Make It Memorable continued...
"Put your whole body into the kiss," says Marilyn Anderson, author of Never Kiss a Frog: A Girl's Guide to Creatures from the Dating Swamp. "Without words, your lips should say, 'Baby, there's more where that came from!' There are ways to keep it fresh and new all the time."
She suggests starting with gentle kisses on the neck, move up to the ear, then go to the lips. Take some small breaks and then come back to the lips.
And don't get hung up on what a kiss might lead to. Enjoy it for its own sake.
Pamela Weiss, marketing director in Los Angeles, offers this tip. "Put a hand on your kissing partner's neck. It adds passion, like 'I can't get enough.' And let's be honest. That's what makes for a great kiss."
"A good kiss is deep and soulful and you should feel each other's love through the kiss," says Dan Landau, a graduate student in Bridgewater, N.J. "A great kiss is an adventure in itself, not a stepping point to something else."
Don't Fall Off the Kissing Wagon
Steamy make-out sessions usually happen early on in a relationship or during the honeymoon period.
But later on, when people are in a long-term relationship, they too often stop kissing and lose that intimate connection, Anderson says. In a Redbook poll, 79% of women said they don't kiss their husbands nearly as much as they'd like.
"You've got to keep kissing in the game," Anderson says. "The emotional importance of a kiss is where it all begins and you shouldn't let it go just because you've known someone for a long time."

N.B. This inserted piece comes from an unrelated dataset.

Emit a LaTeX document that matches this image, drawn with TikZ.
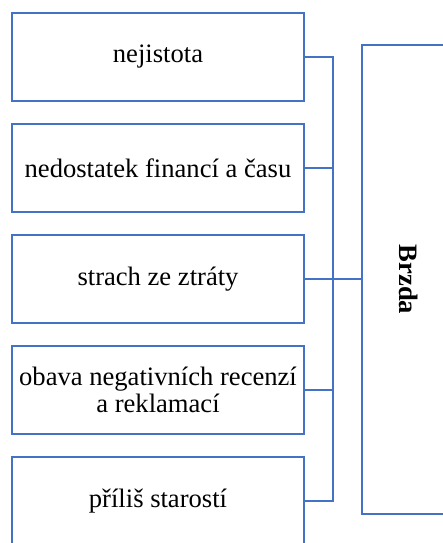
\documentclass[tikz,border=0pt]{standalone}
\usepackage{fontspec}
\setmainfont{Liberation Serif}
\usetikzlibrary{positioning}
\definecolor{boxblue}{RGB}{68,114,196}

\begin{document}
\begin{tikzpicture}
		[x=0.5pt,y=-0.5pt,node distance=10.2pt,
		causebox/.style={rectangle, draw=boxblue, line width=1.3pt, minimum width=146pt, minimum height=44pt, inner sep=0pt, align=center, font=\fontsize{13.3}{13.5}\selectfont},
		mainbox/.style={rectangle, draw=boxblue, line width=1.3pt, minimum width=47pt, minimum height=234.5pt, inner sep=0pt, font=\fontsize{13.3}{14}\selectfont\bfseries},
		link/.style={draw=boxblue, line width=1.3pt},
		]
		\useasboundingbox (0,0) rectangle (443,543);
		\clip (0,0) rectangle (443,543);
		
		%Nodes
		\node[causebox](uncertainty) at (158,57) {nejistota};
		\node[causebox](money)[below=of uncertainty] {nedostatek financí a času};
		\node[causebox](loss)[below=of money] {strach ze ztráty};
		\node[causebox](reviews)[below=of loss] {obava negativních recenzí\\a reklamací};
		\node[causebox](worries)[below=of reviews] {příliš starostí};
		\node[mainbox](brake) at (409,279.5) {\rotatebox{-90}{Brzda}};
		\coordinate (bus) at (333,0);
		%Lines
		\draw[link](uncertainty.east) -- (uncertainty.east -| bus) -- (worries.east -| bus) -- (worries.east);
		\draw[link](money.east) -- (money.east -| bus);
		\draw[link](reviews.east) -- (reviews.east -| bus);
		\draw[link](loss.east) -- (loss.east -| brake.west);
	\end{tikzpicture}
\end{document}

"When my wife kisses me, it's like she's telling me, 'I love you' without words," Desmond says.
Time hasn't made kissing ho-hum for Landau and his fiancée, either.
"If anything, our kisses are better now than they were initially," Landau says. "We know each other on a much deeper level after two and a half years together. When we first kissed, there were sparks. Now, there are fireworks."